** WRITTEN TASK **
Output the lines that follow exactly as they are.

§

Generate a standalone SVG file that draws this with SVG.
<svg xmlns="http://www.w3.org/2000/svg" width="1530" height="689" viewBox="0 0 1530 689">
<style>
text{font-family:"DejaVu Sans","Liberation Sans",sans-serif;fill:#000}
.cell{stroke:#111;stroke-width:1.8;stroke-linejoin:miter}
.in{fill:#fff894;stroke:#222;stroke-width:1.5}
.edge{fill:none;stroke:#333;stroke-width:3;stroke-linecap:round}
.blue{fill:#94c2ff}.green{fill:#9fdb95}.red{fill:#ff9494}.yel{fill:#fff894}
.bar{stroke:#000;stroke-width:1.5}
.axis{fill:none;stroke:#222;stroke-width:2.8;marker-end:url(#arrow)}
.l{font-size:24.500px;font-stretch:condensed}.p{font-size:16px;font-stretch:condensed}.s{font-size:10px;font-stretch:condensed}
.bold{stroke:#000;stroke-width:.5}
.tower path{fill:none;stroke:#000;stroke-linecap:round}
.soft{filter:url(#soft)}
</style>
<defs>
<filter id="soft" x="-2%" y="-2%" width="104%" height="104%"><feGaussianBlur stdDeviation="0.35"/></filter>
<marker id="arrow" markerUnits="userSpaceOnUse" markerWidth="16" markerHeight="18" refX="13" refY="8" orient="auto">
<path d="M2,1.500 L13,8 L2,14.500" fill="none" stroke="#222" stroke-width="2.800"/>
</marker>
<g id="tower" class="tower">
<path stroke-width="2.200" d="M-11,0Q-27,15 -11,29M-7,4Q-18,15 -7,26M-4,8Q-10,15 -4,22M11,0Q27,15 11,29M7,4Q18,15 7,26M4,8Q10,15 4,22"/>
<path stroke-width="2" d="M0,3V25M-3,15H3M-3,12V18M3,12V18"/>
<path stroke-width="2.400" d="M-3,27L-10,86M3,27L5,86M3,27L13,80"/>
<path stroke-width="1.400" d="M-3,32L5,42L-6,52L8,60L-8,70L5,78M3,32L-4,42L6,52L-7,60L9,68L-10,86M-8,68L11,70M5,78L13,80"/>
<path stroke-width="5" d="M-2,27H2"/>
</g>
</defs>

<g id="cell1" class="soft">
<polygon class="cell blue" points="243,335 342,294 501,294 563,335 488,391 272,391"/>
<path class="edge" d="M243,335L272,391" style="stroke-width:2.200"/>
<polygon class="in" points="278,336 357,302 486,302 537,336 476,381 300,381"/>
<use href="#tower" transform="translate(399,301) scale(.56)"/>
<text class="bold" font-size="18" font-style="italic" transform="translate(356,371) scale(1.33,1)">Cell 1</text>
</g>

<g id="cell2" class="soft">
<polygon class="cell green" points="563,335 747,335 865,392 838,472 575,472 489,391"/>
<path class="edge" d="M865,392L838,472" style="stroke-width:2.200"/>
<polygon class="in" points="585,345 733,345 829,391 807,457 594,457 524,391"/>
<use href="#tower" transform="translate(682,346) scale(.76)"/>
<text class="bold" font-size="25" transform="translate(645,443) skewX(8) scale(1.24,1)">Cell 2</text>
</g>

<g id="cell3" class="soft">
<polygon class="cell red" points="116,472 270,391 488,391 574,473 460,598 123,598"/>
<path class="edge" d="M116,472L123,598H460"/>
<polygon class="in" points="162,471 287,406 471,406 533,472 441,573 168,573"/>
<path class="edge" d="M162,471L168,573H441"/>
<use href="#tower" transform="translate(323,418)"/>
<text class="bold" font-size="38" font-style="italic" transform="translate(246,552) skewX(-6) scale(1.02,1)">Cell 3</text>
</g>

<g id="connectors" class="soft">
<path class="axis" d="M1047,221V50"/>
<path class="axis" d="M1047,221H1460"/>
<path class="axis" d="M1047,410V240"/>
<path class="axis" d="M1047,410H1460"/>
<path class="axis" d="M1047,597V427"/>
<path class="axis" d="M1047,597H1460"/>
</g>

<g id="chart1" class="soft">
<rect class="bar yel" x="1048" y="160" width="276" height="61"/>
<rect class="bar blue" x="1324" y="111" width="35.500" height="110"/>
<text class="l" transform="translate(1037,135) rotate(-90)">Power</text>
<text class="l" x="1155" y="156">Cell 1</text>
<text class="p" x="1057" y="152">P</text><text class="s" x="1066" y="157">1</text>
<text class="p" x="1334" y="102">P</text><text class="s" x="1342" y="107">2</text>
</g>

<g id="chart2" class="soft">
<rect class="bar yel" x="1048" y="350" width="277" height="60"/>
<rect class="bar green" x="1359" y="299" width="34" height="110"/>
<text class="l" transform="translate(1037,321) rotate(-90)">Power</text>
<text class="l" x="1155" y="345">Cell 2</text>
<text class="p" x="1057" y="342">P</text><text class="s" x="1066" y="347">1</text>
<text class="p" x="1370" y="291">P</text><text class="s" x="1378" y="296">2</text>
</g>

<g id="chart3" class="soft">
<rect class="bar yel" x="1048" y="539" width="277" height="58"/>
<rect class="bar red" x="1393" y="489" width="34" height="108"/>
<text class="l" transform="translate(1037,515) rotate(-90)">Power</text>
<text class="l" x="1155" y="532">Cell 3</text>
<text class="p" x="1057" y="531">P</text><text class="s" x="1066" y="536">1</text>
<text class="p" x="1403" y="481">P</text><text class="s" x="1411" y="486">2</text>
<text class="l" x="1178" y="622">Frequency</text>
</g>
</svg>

§

** RESULT BELOW **
Generate a standalone SVG file that draws this with SVG.
<svg xmlns="http://www.w3.org/2000/svg" width="1530" height="689" viewBox="0 0 1530 689">
<style>
text{font-family:"DejaVu Sans","Liberation Sans",sans-serif;fill:#000}
.cell{stroke:#111;stroke-width:1.8;stroke-linejoin:miter}
.in{fill:#fff894;stroke:#222;stroke-width:1.5}
.edge{fill:none;stroke:#333;stroke-width:3;stroke-linecap:round}
.blue{fill:#94c2ff}.green{fill:#9fdb95}.red{fill:#ff9494}.yel{fill:#fff894}
.bar{stroke:#000;stroke-width:1.5}
.axis{fill:none;stroke:#222;stroke-width:2.8;marker-end:url(#arrow)}
.l{font-size:24.500px;font-stretch:condensed}.p{font-size:16px;font-stretch:condensed}.s{font-size:10px;font-stretch:condensed}
.bold{stroke:#000;stroke-width:.5}
.tower path{fill:none;stroke:#000;stroke-linecap:round}
.soft{filter:url(#soft)}
</style>
<defs>
<filter id="soft" x="-2%" y="-2%" width="104%" height="104%"><feGaussianBlur stdDeviation="0.35"/></filter>
<marker id="arrow" markerUnits="userSpaceOnUse" markerWidth="16" markerHeight="18" refX="13" refY="8" orient="auto">
<path d="M2,1.500 L13,8 L2,14.500" fill="none" stroke="#222" stroke-width="2.800"/>
</marker>
<g id="tower" class="tower">
<path stroke-width="2.200" d="M-11,0Q-27,15 -11,29M-7,4Q-18,15 -7,26M-4,8Q-10,15 -4,22M11,0Q27,15 11,29M7,4Q18,15 7,26M4,8Q10,15 4,22"/>
<path stroke-width="2" d="M0,3V25M-3,15H3M-3,12V18M3,12V18"/>
<path stroke-width="2.400" d="M-3,27L-10,86M3,27L5,86M3,27L13,80"/>
<path stroke-width="1.400" d="M-3,32L5,42L-6,52L8,60L-8,70L5,78M3,32L-4,42L6,52L-7,60L9,68L-10,86M-8,68L11,70M5,78L13,80"/>
<path stroke-width="5" d="M-2,27H2"/>
</g>
</defs>

<g id="cell1" class="soft">
<polygon class="cell blue" points="243,335 342,294 501,294 563,335 488,391 272,391"/>
<path class="edge" d="M243,335L272,391" style="stroke-width:2.200"/>
<polygon class="in" points="278,336 357,302 486,302 537,336 476,381 300,381"/>
<use href="#tower" transform="translate(399,301) scale(.56)"/>
<text class="bold" font-size="18" font-style="italic" transform="translate(356,371) scale(1.33,1)">Cell 1</text>
</g>

<g id="cell2" class="soft">
<polygon class="cell green" points="563,335 747,335 865,392 838,472 575,472 489,391"/>
<path class="edge" d="M865,392L838,472" style="stroke-width:2.200"/>
<polygon class="in" points="585,345 733,345 829,391 807,457 594,457 524,391"/>
<use href="#tower" transform="translate(682,346) scale(.76)"/>
<text class="bold" font-size="25" transform="translate(645,443) skewX(8) scale(1.24,1)">Cell 2</text>
</g>

<g id="cell3" class="soft">
<polygon class="cell red" points="116,472 270,391 488,391 574,473 460,598 123,598"/>
<path class="edge" d="M116,472L123,598H460"/>
<polygon class="in" points="162,471 287,406 471,406 533,472 441,573 168,573"/>
<path class="edge" d="M162,471L168,573H441"/>
<use href="#tower" transform="translate(323,418)"/>
<text class="bold" font-size="38" font-style="italic" transform="translate(246,552) skewX(-6) scale(1.02,1)">Cell 3</text>
</g>

<g id="connectors" class="soft">
<path class="axis" d="M1047,221V50"/>
<path class="axis" d="M1047,221H1460"/>
<path class="axis" d="M1047,410V240"/>
<path class="axis" d="M1047,410H1460"/>
<path class="axis" d="M1047,597V427"/>
<path class="axis" d="M1047,597H1460"/>
</g>

<g id="chart1" class="soft">
<rect class="bar yel" x="1048" y="160" width="276" height="61"/>
<rect class="bar blue" x="1324" y="111" width="35.500" height="110"/>
<text class="l" transform="translate(1037,135) rotate(-90)">Power</text>
<text class="l" x="1155" y="156">Cell 1</text>
<text class="p" x="1057" y="152">P</text><text class="s" x="1066" y="157">1</text>
<text class="p" x="1334" y="102">P</text><text class="s" x="1342" y="107">2</text>
</g>

<g id="chart2" class="soft">
<rect class="bar yel" x="1048" y="350" width="277" height="60"/>
<rect class="bar green" x="1359" y="299" width="34" height="110"/>
<text class="l" transform="translate(1037,321) rotate(-90)">Power</text>
<text class="l" x="1155" y="345">Cell 2</text>
<text class="p" x="1057" y="342">P</text><text class="s" x="1066" y="347">1</text>
<text class="p" x="1370" y="291">P</text><text class="s" x="1378" y="296">2</text>
</g>

<g id="chart3" class="soft">
<rect class="bar yel" x="1048" y="539" width="277" height="58"/>
<rect class="bar red" x="1393" y="489" width="34" height="108"/>
<text class="l" transform="translate(1037,515) rotate(-90)">Power</text>
<text class="l" x="1155" y="532">Cell 3</text>
<text class="p" x="1057" y="531">P</text><text class="s" x="1066" y="536">1</text>
<text class="p" x="1403" y="481">P</text><text class="s" x="1411" y="486">2</text>
<text class="l" x="1178" y="622">Frequency</text>
</g>
</svg>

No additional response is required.